[Entries with chart source code]
********************
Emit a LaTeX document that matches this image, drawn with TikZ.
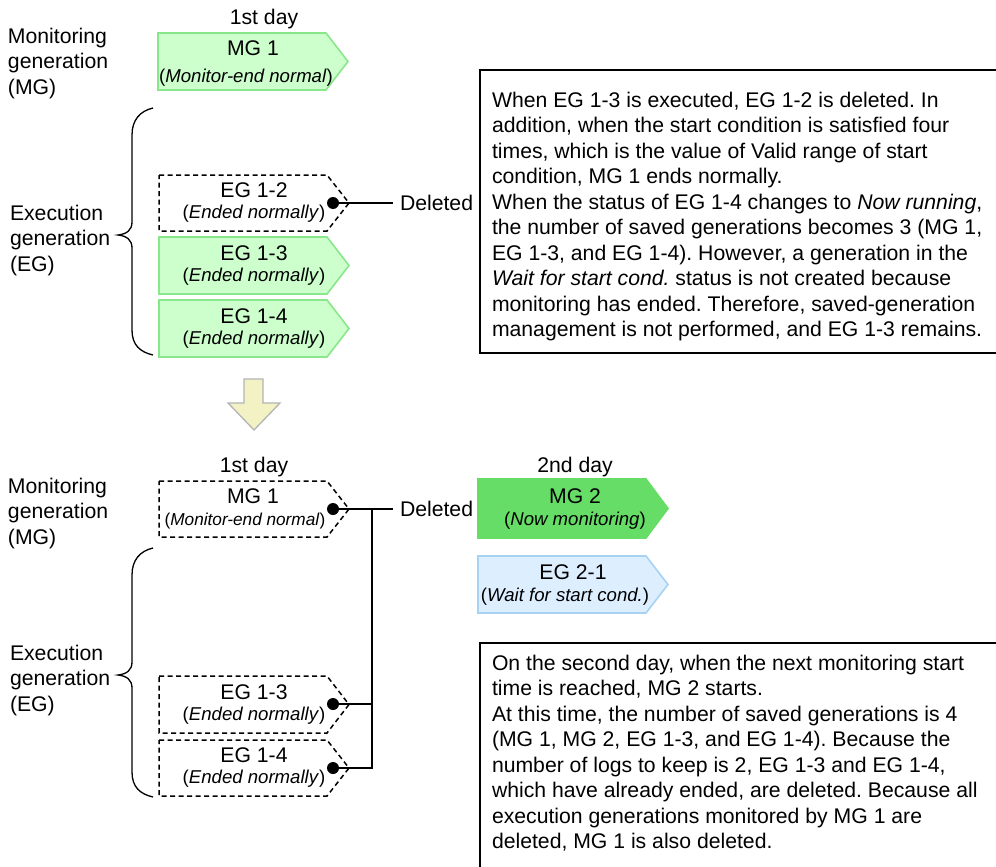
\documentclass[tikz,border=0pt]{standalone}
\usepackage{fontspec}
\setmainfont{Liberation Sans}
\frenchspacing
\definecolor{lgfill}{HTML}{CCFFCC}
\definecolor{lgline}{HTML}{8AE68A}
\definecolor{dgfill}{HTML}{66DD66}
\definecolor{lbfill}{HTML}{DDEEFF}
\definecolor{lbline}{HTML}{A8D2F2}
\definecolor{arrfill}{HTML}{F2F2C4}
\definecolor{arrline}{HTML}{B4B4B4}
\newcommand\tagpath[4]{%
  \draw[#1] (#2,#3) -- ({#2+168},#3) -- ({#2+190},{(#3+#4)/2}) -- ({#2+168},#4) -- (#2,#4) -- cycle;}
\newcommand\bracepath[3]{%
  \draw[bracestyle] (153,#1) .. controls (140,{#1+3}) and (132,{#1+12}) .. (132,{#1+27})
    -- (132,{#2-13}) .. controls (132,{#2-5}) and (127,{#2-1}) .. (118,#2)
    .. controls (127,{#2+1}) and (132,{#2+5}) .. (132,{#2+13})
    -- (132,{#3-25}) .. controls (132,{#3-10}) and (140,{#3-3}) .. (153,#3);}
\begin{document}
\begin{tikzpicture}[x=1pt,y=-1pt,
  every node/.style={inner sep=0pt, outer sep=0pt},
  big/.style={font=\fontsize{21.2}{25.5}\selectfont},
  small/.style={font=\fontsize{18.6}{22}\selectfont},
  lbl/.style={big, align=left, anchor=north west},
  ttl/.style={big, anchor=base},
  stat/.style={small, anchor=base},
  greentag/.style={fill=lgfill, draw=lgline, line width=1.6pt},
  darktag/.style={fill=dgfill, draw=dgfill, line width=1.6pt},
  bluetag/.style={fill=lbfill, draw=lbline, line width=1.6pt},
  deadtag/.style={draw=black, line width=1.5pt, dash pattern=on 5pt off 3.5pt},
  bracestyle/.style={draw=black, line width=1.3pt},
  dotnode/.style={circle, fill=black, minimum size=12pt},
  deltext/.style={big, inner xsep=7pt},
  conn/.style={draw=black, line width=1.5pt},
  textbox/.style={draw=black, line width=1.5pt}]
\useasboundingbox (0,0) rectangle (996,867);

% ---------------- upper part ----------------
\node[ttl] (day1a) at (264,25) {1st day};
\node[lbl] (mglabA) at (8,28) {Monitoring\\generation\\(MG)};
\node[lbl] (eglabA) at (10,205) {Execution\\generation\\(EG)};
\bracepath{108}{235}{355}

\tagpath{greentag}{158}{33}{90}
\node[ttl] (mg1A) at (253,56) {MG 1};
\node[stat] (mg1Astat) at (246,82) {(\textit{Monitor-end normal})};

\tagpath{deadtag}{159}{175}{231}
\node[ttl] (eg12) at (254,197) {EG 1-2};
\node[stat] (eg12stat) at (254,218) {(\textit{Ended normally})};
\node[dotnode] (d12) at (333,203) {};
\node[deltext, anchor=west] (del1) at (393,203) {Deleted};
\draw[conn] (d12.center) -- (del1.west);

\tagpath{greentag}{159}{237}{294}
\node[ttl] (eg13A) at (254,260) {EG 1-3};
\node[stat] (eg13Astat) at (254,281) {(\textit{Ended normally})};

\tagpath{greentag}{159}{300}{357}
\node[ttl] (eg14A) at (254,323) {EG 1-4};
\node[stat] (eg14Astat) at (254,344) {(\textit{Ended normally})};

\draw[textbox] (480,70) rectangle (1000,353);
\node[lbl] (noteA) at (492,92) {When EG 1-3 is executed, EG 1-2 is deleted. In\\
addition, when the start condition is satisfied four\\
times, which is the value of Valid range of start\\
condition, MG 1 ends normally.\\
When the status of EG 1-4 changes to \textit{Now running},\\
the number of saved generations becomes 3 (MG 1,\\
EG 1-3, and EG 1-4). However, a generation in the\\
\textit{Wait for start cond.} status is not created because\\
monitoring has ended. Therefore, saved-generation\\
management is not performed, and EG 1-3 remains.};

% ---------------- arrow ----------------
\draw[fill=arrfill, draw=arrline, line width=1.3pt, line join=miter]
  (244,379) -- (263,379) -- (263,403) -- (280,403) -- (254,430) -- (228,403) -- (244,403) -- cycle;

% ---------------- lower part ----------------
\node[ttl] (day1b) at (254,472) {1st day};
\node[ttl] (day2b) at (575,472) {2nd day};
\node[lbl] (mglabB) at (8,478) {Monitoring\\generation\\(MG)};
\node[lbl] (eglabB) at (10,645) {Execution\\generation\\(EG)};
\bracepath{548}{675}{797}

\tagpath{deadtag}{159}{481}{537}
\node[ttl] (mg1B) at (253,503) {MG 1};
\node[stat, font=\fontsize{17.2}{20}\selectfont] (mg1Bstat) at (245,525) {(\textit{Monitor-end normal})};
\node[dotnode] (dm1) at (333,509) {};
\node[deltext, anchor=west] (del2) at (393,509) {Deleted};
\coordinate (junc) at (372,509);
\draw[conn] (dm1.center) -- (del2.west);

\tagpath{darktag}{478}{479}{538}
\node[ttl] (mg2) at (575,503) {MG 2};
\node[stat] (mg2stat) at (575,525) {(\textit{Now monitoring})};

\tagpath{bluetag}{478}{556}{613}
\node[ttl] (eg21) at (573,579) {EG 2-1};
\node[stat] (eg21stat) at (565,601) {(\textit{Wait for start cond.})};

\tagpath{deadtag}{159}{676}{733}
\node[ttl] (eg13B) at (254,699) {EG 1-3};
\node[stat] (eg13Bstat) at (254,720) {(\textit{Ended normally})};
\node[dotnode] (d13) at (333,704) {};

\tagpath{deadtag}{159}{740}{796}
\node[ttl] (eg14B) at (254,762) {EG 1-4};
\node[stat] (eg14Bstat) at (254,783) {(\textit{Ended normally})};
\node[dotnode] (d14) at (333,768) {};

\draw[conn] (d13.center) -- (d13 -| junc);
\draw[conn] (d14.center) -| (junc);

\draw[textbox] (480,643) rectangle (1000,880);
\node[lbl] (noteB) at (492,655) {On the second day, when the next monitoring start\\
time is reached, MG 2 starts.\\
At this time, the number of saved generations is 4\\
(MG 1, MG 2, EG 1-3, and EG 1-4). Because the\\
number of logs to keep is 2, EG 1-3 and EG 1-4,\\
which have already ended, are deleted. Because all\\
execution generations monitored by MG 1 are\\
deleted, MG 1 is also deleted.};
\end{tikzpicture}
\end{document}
********************
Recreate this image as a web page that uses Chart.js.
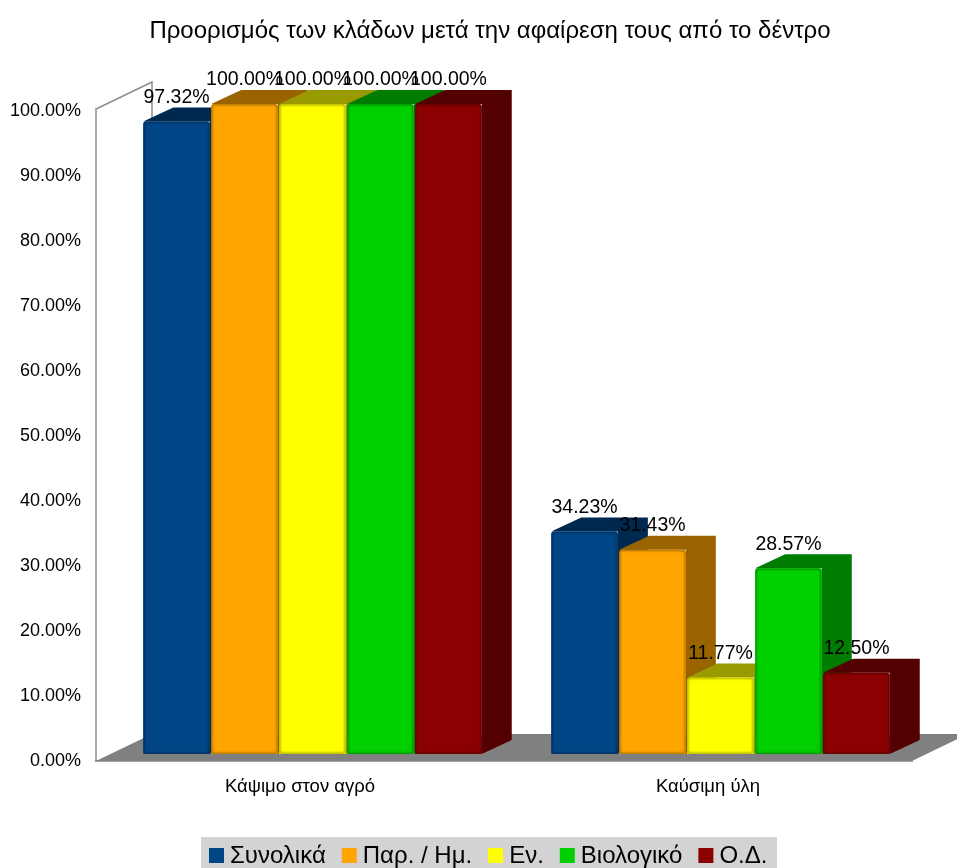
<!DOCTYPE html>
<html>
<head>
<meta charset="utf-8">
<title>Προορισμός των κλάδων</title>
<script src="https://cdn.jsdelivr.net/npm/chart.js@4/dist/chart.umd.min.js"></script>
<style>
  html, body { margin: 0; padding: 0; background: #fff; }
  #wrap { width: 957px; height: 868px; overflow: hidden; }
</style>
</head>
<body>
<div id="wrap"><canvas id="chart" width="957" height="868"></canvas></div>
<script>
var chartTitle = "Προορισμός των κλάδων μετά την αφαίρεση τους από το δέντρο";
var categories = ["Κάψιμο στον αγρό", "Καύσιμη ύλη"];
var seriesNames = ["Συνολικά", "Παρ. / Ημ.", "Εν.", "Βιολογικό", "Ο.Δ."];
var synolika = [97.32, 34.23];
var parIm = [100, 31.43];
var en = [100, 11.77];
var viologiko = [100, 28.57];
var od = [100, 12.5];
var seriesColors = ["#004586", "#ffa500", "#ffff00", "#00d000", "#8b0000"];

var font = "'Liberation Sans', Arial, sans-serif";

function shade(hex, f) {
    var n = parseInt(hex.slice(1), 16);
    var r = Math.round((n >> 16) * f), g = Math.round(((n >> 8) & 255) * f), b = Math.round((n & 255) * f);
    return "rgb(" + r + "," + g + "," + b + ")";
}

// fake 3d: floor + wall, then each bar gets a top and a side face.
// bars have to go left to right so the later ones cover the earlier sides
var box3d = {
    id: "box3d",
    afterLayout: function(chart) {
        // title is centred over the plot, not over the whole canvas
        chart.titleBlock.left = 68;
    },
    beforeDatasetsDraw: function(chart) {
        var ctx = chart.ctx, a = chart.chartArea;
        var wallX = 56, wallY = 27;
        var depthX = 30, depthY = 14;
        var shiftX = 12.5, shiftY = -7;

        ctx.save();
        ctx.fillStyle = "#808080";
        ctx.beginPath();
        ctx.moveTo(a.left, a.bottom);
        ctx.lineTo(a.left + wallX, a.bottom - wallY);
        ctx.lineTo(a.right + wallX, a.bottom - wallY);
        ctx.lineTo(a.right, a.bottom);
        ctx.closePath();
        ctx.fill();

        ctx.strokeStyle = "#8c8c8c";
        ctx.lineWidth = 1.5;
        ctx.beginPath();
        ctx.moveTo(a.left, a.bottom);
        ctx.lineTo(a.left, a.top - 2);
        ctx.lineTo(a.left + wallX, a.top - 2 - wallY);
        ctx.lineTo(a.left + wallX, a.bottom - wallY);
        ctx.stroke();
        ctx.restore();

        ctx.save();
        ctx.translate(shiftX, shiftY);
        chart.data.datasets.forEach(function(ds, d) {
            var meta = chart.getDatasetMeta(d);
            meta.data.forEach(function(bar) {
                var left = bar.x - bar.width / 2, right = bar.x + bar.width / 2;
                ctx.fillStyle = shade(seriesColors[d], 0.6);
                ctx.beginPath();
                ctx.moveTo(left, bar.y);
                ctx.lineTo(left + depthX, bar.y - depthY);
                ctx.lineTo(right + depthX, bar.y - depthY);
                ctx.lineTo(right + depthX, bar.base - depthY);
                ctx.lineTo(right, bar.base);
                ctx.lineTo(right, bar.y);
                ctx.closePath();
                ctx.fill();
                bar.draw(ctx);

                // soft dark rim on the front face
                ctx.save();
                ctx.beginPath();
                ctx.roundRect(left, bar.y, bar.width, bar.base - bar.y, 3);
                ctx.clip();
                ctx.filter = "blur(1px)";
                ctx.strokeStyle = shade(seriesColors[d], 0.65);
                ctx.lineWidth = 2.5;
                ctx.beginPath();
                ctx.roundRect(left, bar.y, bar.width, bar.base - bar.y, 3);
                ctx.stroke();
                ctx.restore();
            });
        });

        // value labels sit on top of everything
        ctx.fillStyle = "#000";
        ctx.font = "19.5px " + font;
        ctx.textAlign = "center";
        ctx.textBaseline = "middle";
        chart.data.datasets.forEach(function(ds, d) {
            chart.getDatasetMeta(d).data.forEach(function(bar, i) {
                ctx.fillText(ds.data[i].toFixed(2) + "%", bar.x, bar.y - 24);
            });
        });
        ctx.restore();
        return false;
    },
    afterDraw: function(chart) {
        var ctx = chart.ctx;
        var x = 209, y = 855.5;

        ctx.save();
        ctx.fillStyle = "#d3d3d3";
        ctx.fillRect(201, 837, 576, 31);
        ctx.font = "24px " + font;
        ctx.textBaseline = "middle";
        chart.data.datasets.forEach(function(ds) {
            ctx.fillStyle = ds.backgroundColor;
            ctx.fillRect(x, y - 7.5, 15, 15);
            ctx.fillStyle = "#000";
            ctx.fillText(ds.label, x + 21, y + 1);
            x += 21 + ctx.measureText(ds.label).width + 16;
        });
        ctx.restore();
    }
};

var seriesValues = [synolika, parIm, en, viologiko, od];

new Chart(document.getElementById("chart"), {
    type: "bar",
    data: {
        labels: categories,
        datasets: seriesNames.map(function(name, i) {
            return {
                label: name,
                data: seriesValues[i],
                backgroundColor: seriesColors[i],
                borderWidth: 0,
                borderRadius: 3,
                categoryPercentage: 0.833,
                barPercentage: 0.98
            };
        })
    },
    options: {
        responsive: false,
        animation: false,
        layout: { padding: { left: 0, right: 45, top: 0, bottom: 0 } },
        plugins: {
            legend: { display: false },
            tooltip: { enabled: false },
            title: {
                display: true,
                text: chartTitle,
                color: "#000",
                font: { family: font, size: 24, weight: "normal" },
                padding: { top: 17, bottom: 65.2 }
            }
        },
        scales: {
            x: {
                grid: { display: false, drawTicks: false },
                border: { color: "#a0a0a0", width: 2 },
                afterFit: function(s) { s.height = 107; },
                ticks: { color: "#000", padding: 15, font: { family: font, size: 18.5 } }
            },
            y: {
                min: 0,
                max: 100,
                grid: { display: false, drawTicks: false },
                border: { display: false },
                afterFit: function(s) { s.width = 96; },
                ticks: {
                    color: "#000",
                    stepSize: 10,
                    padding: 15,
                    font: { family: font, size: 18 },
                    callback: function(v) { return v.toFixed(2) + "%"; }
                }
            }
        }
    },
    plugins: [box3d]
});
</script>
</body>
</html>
********************
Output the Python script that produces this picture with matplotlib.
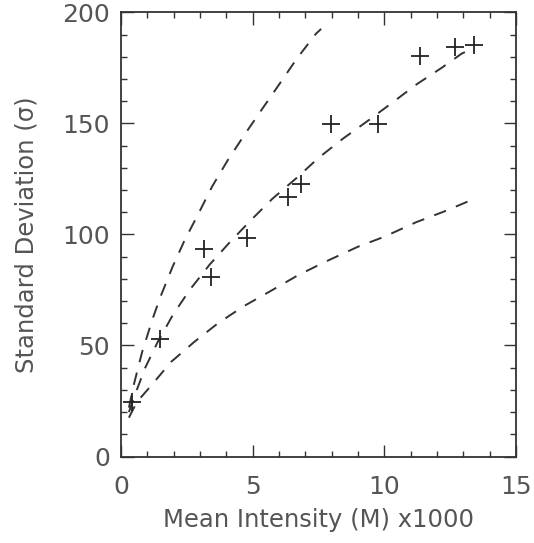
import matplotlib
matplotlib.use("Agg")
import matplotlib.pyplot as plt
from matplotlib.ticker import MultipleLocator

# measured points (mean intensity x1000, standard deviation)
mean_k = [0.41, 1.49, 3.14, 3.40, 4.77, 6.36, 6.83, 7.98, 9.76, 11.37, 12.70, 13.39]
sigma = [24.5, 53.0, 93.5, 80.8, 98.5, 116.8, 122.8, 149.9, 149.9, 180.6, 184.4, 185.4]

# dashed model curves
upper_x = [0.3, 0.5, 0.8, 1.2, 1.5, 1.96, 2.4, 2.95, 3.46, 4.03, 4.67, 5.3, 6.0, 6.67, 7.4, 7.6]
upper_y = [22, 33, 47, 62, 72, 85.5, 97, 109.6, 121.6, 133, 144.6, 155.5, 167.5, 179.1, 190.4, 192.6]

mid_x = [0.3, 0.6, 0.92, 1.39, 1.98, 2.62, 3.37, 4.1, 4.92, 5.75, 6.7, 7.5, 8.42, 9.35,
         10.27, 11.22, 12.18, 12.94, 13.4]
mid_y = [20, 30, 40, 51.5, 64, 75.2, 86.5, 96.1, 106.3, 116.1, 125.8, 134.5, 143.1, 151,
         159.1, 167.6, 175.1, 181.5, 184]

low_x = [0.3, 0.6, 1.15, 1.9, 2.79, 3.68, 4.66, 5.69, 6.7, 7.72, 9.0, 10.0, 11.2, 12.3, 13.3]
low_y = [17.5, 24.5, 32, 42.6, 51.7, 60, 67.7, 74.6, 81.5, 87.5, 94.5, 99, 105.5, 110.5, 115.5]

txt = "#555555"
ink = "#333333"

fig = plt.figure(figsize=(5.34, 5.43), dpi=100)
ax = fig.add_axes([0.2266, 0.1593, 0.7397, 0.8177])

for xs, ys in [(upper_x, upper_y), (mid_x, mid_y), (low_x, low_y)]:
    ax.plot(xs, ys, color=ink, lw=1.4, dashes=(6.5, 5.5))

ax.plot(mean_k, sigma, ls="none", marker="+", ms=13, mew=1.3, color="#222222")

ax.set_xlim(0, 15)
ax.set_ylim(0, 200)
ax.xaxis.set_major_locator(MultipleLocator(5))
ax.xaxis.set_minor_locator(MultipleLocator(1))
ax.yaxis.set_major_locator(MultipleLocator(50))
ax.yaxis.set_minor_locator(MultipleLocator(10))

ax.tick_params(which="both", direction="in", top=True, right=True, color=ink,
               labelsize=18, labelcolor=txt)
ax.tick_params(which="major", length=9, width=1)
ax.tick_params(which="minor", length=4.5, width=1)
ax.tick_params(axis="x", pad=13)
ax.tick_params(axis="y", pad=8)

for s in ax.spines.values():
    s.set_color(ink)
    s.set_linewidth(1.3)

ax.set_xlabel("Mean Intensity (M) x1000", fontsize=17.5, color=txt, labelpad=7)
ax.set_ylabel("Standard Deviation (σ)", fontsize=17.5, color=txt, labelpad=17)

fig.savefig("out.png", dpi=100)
********************
▶ _WORK REQUIRED_: Reply with nothing but a number: how many lines of the entries above contain the string "image"?

▶ _COMPLETED EXERCISE_: 2